EXERCISE OBJECTIVE:
Go through the data below and copy it exactly, skipping every picture.

SUPPLIED DATA:
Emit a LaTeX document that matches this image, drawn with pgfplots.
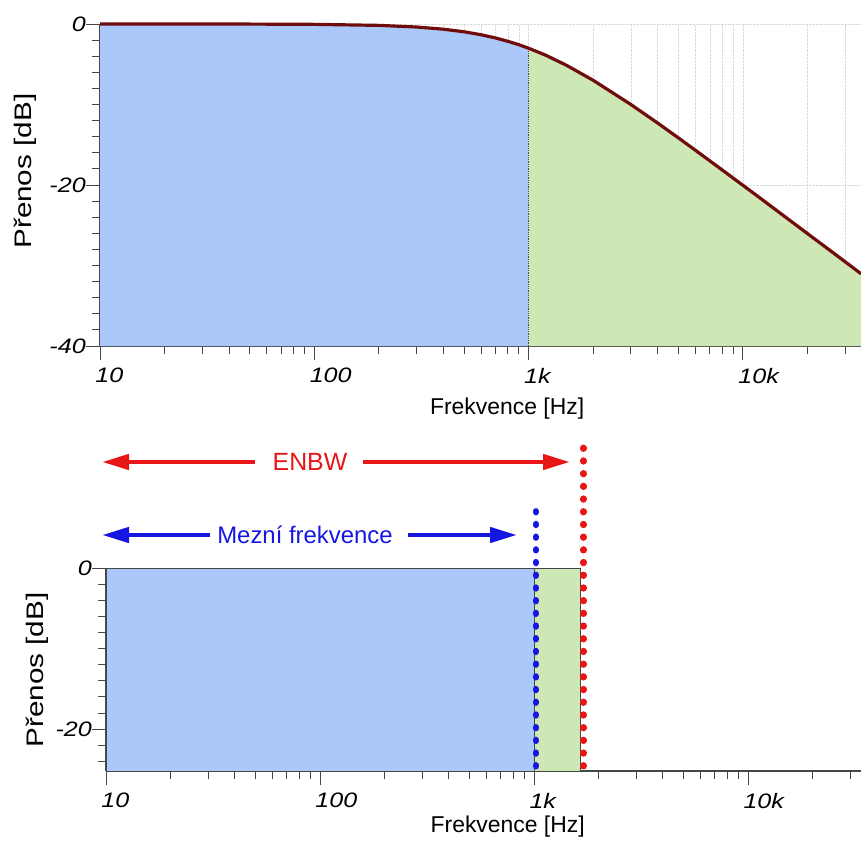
\documentclass[border=0pt]{standalone}
\usepackage{pgfplots}
\pgfplotsset{compat=1.18}
\usepackage{fontspec}
\setmainfont{Liberation Sans}
\usetikzlibrary{arrows.meta}
\definecolor{bfill}{RGB}{170,200,250}
\definecolor{gfill}{RGB}{205,232,180}
\definecolor{curve}{RGB}{112,12,12}
\definecolor{arred}{RGB}{232,22,22}
\definecolor{arblue}{RGB}{22,22,225}
\definecolor{axgray}{RGB}{70,70,70}
\pgfplotsset{
  mystyle/.style={
    scale only axis, axis lines=left, clip=false,
    axis line style={-, axgray, line width=1.3pt},
    tick align=outside, tick style={axgray, line width=1pt},
    major tick length=14bp, minor tick length=8bp,
    xtick={10,100,1000,10000}, xticklabels={10,100,1k,10k},
    minor xtick={20,30,40,50,60,70,80,90,200,300,400,500,600,700,800,900,2000,3000,4000,5000,6000,7000,8000,9000,20000,30000},
    xticklabel style={font=\fontsize{21}{25}\selectfont\itshape, xscale=1.2, anchor=north west, inner sep=0pt, xshift=-4bp, yshift=-8bp},
    yticklabel style={font=\fontsize{21}{25}\selectfont\itshape, xscale=1.2, anchor=east, inner sep=0pt},
    xlabel={Frekvence [Hz]}, ylabel={Přenos [dB]},
    xlabel style={font=\fontsize{23}{27}\selectfont, anchor=center},
    ylabel style={font=\fontsize{24}{28}\selectfont, anchor=center, xscale=1.24},
  }
}
\begin{document}
\begin{tikzpicture}
\path[use as bounding box] (0,0) rectangle (861bp,-841bp);
% ---------- top axis ----------
\begin{axis}[xmode=log, mystyle,
  at={(100bp,-346bp)}, anchor=south west,
  width=761bp, height=322bp,
  xmin=10, xmax=35560, ymin=-40, ymax=0,
  ytick={-40,-20,0}, yticklabels={-40,-20,0},
  minor ytick={-38,-36,...,-2},
  xmajorgrids, xminorgrids, ymajorgrids,
  major grid style={gray!30, densely dotted},
  minor grid style={gray!30, densely dotted},
  xlabel style={at={(axis description cs:0.535,-0.193)}},
  ylabel style={at={(axis description cs:-0.0986,0.543)}},
]
\addplot[fill=bfill, draw=none] coordinates {
 (10,-40) (10,0) (20,-0.002) (50,-0.011) (100,-0.043) (200,-0.17) (300,-0.374)
 (400,-0.645) (500,-0.969) (600,-1.335) (700,-1.73) (800,-2.15) (900,-2.57) (1000,-3.01) (1000,-40)};
\addplot[fill=gfill, draw=none] coordinates {
 (1000,-40) (1000,-3.01) (1200,-3.87) (1500,-5.12) (2000,-6.99) (3000,-10.0) (4000,-12.30)
 (5000,-14.15) (6000,-15.68) (7000,-16.99) (8000,-18.13) (10000,-20.04) (12000,-21.60)
 (15000,-23.54) (20000,-26.03) (25000,-27.96) (30000,-29.54) (35560,-31.02) (35560,-40)};
\addplot[densely dotted, black!70, line width=0.8pt] coordinates {(1000,-40) (1000,-3.01)};
\addplot[curve, line width=3.2pt] coordinates {
 (10,0) (20,-0.002) (50,-0.011) (100,-0.043) (200,-0.17) (300,-0.374)
 (400,-0.645) (500,-0.969) (600,-1.335) (700,-1.73) (800,-2.15) (900,-2.57) (1000,-3.01)
 (1200,-3.87) (1500,-5.12) (2000,-6.99) (3000,-10.0) (4000,-12.30)
 (5000,-14.15) (6000,-15.68) (7000,-16.99) (8000,-18.13) (10000,-20.04) (12000,-21.60)
 (15000,-23.54) (20000,-26.03) (25000,-27.96) (30000,-29.54) (35560,-31.02)};
\end{axis}
% ---------- bottom axis ----------
\begin{axis}[xmode=log, mystyle,
  at={(106bp,-771bp)}, anchor=south west,
  width=755bp, height=203bp,
  xmin=10, xmax=33700, ymin=-25.2, ymax=0,
  ytick={-20,0}, yticklabels={-20,0},
  minor ytick={-24,-22,...,-2},
  xlabel style={at={(axis description cs:0.532,-0.276)}},
  ylabel style={at={(axis description cs:-0.0914,0.497)}},
]
\addplot[fill=bfill, draw=axgray, line width=0.8pt] coordinates {(10,-25.2) (10,0) (1000,0) (1000,-25.2)};
\addplot[fill=gfill, draw=axgray, line width=0.8pt] coordinates {(1000,-25.2) (1000,0) (1650,0) (1650,-25.2)};
\addplot[arblue, line width=6.5bp, line cap=round, dash pattern=on 0.8bp off 11.9bp] coordinates {(1020,-24.6) (1020,8.2)};
\addplot[arred, line width=6.5bp, line cap=round, dash pattern=on 0.8bp off 11.9bp] coordinates {(1700,-24.6) (1700,15.9)};
\end{axis}
% ---------- annotations ----------
\draw[arred, line width=4.5bp, -{Triangle[length=27bp,width=15bp]}] (255bp,-462bp) -- (102bp,-462bp);
\draw[arred, line width=4.5bp, -{Triangle[length=27bp,width=15bp]}] (363bp,-462bp) -- (570bp,-462bp);
\node[text=arred, font=\fontsize{25}{29}\selectfont] at (310bp,-462bp) {ENBW};
\draw[arblue, line width=4.5bp, -{Triangle[length=27bp,width=15bp]}] (210bp,-535bp) -- (102bp,-535bp);
\draw[arblue, line width=4.5bp, -{Triangle[length=27bp,width=15bp]}] (408bp,-535bp) -- (517bp,-535bp);
\node[text=arblue, font=\fontsize{24}{28}\selectfont] at (305bp,-535bp) {Mezní frekvence};
\end{tikzpicture}
\end{document}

WRITTEN ANSWER:
Emit a LaTeX document that matches this image, drawn with pgfplots.
\documentclass[border=0pt]{standalone}
\usepackage{pgfplots}
\pgfplotsset{compat=1.18}
\usepackage{fontspec}
\setmainfont{Liberation Sans}
\usetikzlibrary{arrows.meta}
\definecolor{bfill}{RGB}{170,200,250}
\definecolor{gfill}{RGB}{205,232,180}
\definecolor{curve}{RGB}{112,12,12}
\definecolor{arred}{RGB}{232,22,22}
\definecolor{arblue}{RGB}{22,22,225}
\definecolor{axgray}{RGB}{70,70,70}
\pgfplotsset{
  mystyle/.style={
    scale only axis, axis lines=left, clip=false,
    axis line style={-, axgray, line width=1.3pt},
    tick align=outside, tick style={axgray, line width=1pt},
    major tick length=14bp, minor tick length=8bp,
    xtick={10,100,1000,10000}, xticklabels={10,100,1k,10k},
    minor xtick={20,30,40,50,60,70,80,90,200,300,400,500,600,700,800,900,2000,3000,4000,5000,6000,7000,8000,9000,20000,30000},
    xticklabel style={font=\fontsize{21}{25}\selectfont\itshape, xscale=1.2, anchor=north west, inner sep=0pt, xshift=-4bp, yshift=-8bp},
    yticklabel style={font=\fontsize{21}{25}\selectfont\itshape, xscale=1.2, anchor=east, inner sep=0pt},
    xlabel={Frekvence [Hz]}, ylabel={Přenos [dB]},
    xlabel style={font=\fontsize{23}{27}\selectfont, anchor=center},
    ylabel style={font=\fontsize{24}{28}\selectfont, anchor=center, xscale=1.24},
  }
}
\begin{document}
\begin{tikzpicture}
\path[use as bounding box] (0,0) rectangle (861bp,-841bp);
% ---------- top axis ----------
\begin{axis}[xmode=log, mystyle,
  at={(100bp,-346bp)}, anchor=south west,
  width=761bp, height=322bp,
  xmin=10, xmax=35560, ymin=-40, ymax=0,
  ytick={-40,-20,0}, yticklabels={-40,-20,0},
  minor ytick={-38,-36,...,-2},
  xmajorgrids, xminorgrids, ymajorgrids,
  major grid style={gray!30, densely dotted},
  minor grid style={gray!30, densely dotted},
  xlabel style={at={(axis description cs:0.535,-0.193)}},
  ylabel style={at={(axis description cs:-0.0986,0.543)}},
]
\addplot[fill=bfill, draw=none] coordinates {
 (10,-40) (10,0) (20,-0.002) (50,-0.011) (100,-0.043) (200,-0.17) (300,-0.374)
 (400,-0.645) (500,-0.969) (600,-1.335) (700,-1.73) (800,-2.15) (900,-2.57) (1000,-3.01) (1000,-40)};
\addplot[fill=gfill, draw=none] coordinates {
 (1000,-40) (1000,-3.01) (1200,-3.87) (1500,-5.12) (2000,-6.99) (3000,-10.0) (4000,-12.30)
 (5000,-14.15) (6000,-15.68) (7000,-16.99) (8000,-18.13) (10000,-20.04) (12000,-21.60)
 (15000,-23.54) (20000,-26.03) (25000,-27.96) (30000,-29.54) (35560,-31.02) (35560,-40)};
\addplot[densely dotted, black!70, line width=0.8pt] coordinates {(1000,-40) (1000,-3.01)};
\addplot[curve, line width=3.2pt] coordinates {
 (10,0) (20,-0.002) (50,-0.011) (100,-0.043) (200,-0.17) (300,-0.374)
 (400,-0.645) (500,-0.969) (600,-1.335) (700,-1.73) (800,-2.15) (900,-2.57) (1000,-3.01)
 (1200,-3.87) (1500,-5.12) (2000,-6.99) (3000,-10.0) (4000,-12.30)
 (5000,-14.15) (6000,-15.68) (7000,-16.99) (8000,-18.13) (10000,-20.04) (12000,-21.60)
 (15000,-23.54) (20000,-26.03) (25000,-27.96) (30000,-29.54) (35560,-31.02)};
\end{axis}
% ---------- bottom axis ----------
\begin{axis}[xmode=log, mystyle,
  at={(106bp,-771bp)}, anchor=south west,
  width=755bp, height=203bp,
  xmin=10, xmax=33700, ymin=-25.2, ymax=0,
  ytick={-20,0}, yticklabels={-20,0},
  minor ytick={-24,-22,...,-2},
  xlabel style={at={(axis description cs:0.532,-0.276)}},
  ylabel style={at={(axis description cs:-0.0914,0.497)}},
]
\addplot[fill=bfill, draw=axgray, line width=0.8pt] coordinates {(10,-25.2) (10,0) (1000,0) (1000,-25.2)};
\addplot[fill=gfill, draw=axgray, line width=0.8pt] coordinates {(1000,-25.2) (1000,0) (1650,0) (1650,-25.2)};
\addplot[arblue, line width=6.5bp, line cap=round, dash pattern=on 0.8bp off 11.9bp] coordinates {(1020,-24.6) (1020,8.2)};
\addplot[arred, line width=6.5bp, line cap=round, dash pattern=on 0.8bp off 11.9bp] coordinates {(1700,-24.6) (1700,15.9)};
\end{axis}
% ---------- annotations ----------
\draw[arred, line width=4.5bp, -{Triangle[length=27bp,width=15bp]}] (255bp,-462bp) -- (102bp,-462bp);
\draw[arred, line width=4.5bp, -{Triangle[length=27bp,width=15bp]}] (363bp,-462bp) -- (570bp,-462bp);
\node[text=arred, font=\fontsize{25}{29}\selectfont] at (310bp,-462bp) {ENBW};
\draw[arblue, line width=4.5bp, -{Triangle[length=27bp,width=15bp]}] (210bp,-535bp) -- (102bp,-535bp);
\draw[arblue, line width=4.5bp, -{Triangle[length=27bp,width=15bp]}] (408bp,-535bp) -- (517bp,-535bp);
\node[text=arblue, font=\fontsize{24}{28}\selectfont] at (305bp,-535bp) {Mezní frekvence};
\end{tikzpicture}
\end{document}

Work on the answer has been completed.